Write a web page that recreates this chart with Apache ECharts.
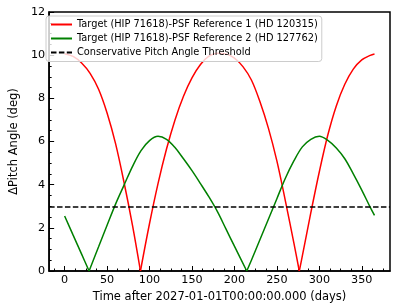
<!DOCTYPE html>
<html>
<head>
<meta charset="utf-8">
<script src="https://cdn.jsdelivr.net/npm/echarts@6/dist/echarts.min.js"></script>
<style>
html,body{margin:0;padding:0;background:#fff;}
#chart{width:397px;height:308px;}
</style>
</head>
<body>
<div id="chart"></div>
<script>
const redName = 'Target (HIP 71618)-PSF Reference 1 (HD 120315)';
const greenName = 'Target (HIP 71618)-PSF Reference 2 (HD 127762)';
const threshName = 'Conservative Pitch Angle Threshold';

const redDays = [0,10,20,30,40,50,60,70,80,89.3,100,110,120,130,140,150,160,170,180,190,200,210,220,230,240,250,260,270,276.4,280,290,300,310,320,330,340,350,360,365];
const redValues = [10.07,9.94,9.64,9.16,8.42,7.32,5.9,4.1,2.1,0,2.2,4.05,5.65,7.0,8.1,8.95,9.57,9.95,10.09,10.06,9.86,9.47,8.85,7.85,6.62,5.1,3.25,1.3,0,0.7,2.7,4.6,6.3,7.65,8.65,9.35,9.78,9.99,10.05];

const greenDays = [0,10,20,28.8,40,50,60,70,80,90,100,110,120,130,140,150,160,170,180,190,200,214.5,220,230,240,250,260,270,280,290,300,310,320,330,340,350,360,365];
const greenValues = [2.55,1.66,0.78,0,1.12,2.12,3.1,3.98,4.85,5.58,6.04,6.24,6.1,5.72,5.2,4.65,4.05,3.43,2.75,1.95,1.15,0,0.5,1.45,2.4,3.35,4.3,5.1,5.75,6.1,6.24,6.05,5.7,5.2,4.5,3.75,2.95,2.58];

const threshold = 3;

const xMin = -18.25, xMax = 383.25;
const xMajorTicks = [0,50,100,150,200,250,300,350];
const xMinorStep = 12.5;
const yMin = 0, yMax = 12, yStep = 2;

const xMinorTicks = [];
for (let v = -12.5; v <= xMax; v += xMinorStep) {
  if (v >= xMin && xMajorTicks.indexOf(v) < 0) xMinorTicks.push(v);
}

// split a curve at its zero points so each arch is smoothed separately
function segments(xs, ys) {
  const segs = [];
  let cur = [];
  xs.forEach((x, i) => {
    cur.push([x, ys[i]]);
    if (ys[i] === 0 && i > 0 && i < xs.length - 1) {
      segs.push(cur);
      cur = [[x, ys[i]]];
    }
  });
  segs.push(cur);
  return segs;
}

const font = 'DejaVu Sans';
const series = [];
function addCurve(name, color, xs, ys) {
  segments(xs, ys).forEach(seg => {
    series.push({
      name: name, type: 'line', data: seg, smooth: 0.35,
      symbol: 'none', showSymbol: false, color: color,
      lineStyle: {color: color, width: 1.5}, z: 3
    });
  });
}
addCurve(redName, '#ff0000', redDays, redValues);
addCurve(greenName, '#008000', greenDays, greenValues);
series.push({
  name: threshName, type: 'line', data: [],
  symbol: 'none', showSymbol: false, color: '#000',
  lineStyle: {color: '#000', width: 1.5, type: [5.5, 2.4]},
  markLine: {
    silent: true, symbol: ['none', 'none'], label: {show: false},
    lineStyle: {color: '#000', width: 1.5, type: [5.5, 2.4]},
    data: [{yAxis: threshold}]
  }, z: 3
});

const chart = echarts.init(document.getElementById('chart'), null, {renderer: 'canvas'});
chart.setOption({
  animation: false,
  backgroundColor: '#ffffff',
  textStyle: {fontFamily: font},
  grid: {left: 42, right: 7, top: 12, bottom: 37, show: true, borderColor: '#000', borderWidth: 1.5, containLabel: false},
  legend: {
    orient: 'vertical', left: 46, top: 16,
    itemWidth: 21, itemHeight: 10, itemGap: 4,
    padding: [3.5, 4, 4, 4],
    backgroundColor: 'rgba(255,255,255,0.8)',
    borderColor: '#cccccc', borderWidth: 1, borderRadius: 3,
    itemStyle: {opacity: 0},
    textStyle: {fontSize: 9.8, color: '#000', fontFamily: font},
    data: [redName, greenName, threshName]
  },
  xAxis: [{
    type: 'value', min: xMin, max: xMax,
    name: 'Time after 2027-01-01T00:00:00.000 (days)',
    nameLocation: 'middle', nameGap: 18,
    nameTextStyle: {fontSize: 11.5, color: '#000', fontFamily: font},
    axisLine: {show: true, onZero: false, lineStyle: {color: '#000', width: 1.5}},
    axisTick: {show: true, inside: true, length: 5, customValues: xMajorTicks, lineStyle: {color: '#000', width: 1}},
    axisLabel: {show: true, customValues: xMajorTicks, fontSize: 11.2, color: '#000', margin: 4, fontFamily: font},
    splitLine: {show: false}
  }, {
    type: 'value', min: xMin, max: xMax, position: 'bottom',
    axisLine: {show: false},
    axisTick: {show: true, inside: true, length: 2.5, customValues: xMinorTicks, lineStyle: {color: '#000', width: 1}},
    axisLabel: {show: false, customValues: xMinorTicks},
    splitLine: {show: false}
  }],
  yAxis: {
    type: 'value', min: yMin, max: yMax, interval: yStep,
    name: 'ΔPitch Angle (deg)',
    nameLocation: 'middle', nameGap: 24,
    nameTextStyle: {fontSize: 11.5, color: '#000', fontFamily: font},
    axisLine: {show: true, onZero: false, lineStyle: {color: '#000', width: 1.5}},
    axisTick: {show: true, inside: true, length: 5, lineStyle: {color: '#000', width: 1}},
    minorTick: {show: true, splitNumber: 4, length: 2.5, lineStyle: {color: '#000', width: 1}},
    axisLabel: {fontSize: 11.2, color: '#000', margin: 4, fontFamily: font},
    splitLine: {show: false}
  },
  series: series
});
</script>
</body>
</html>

● ● ●

REQUIREMENTS: Restate, line by line and word for word, everything from the top of the material through the line that contains "const threshName = 'Conservative". Leave pictures out.

SOLUTION BELOW:
Write a web page that recreates this chart with Apache ECharts.
<!DOCTYPE html>
<html>
<head>
<meta charset="utf-8">
<script src="https://cdn.jsdelivr.net/npm/echarts@6/dist/echarts.min.js"></script>
<style>
html,body{margin:0;padding:0;background:#fff;}
#chart{width:397px;height:308px;}
</style>
</head>
<body>
<div id="chart"></div>
<script>
const redName = 'Target (HIP 71618)-PSF Reference 1 (HD 120315)';
const greenName = 'Target (HIP 71618)-PSF Reference 2 (HD 127762)';
const threshName = 'Conservative Pitch Angle Threshold';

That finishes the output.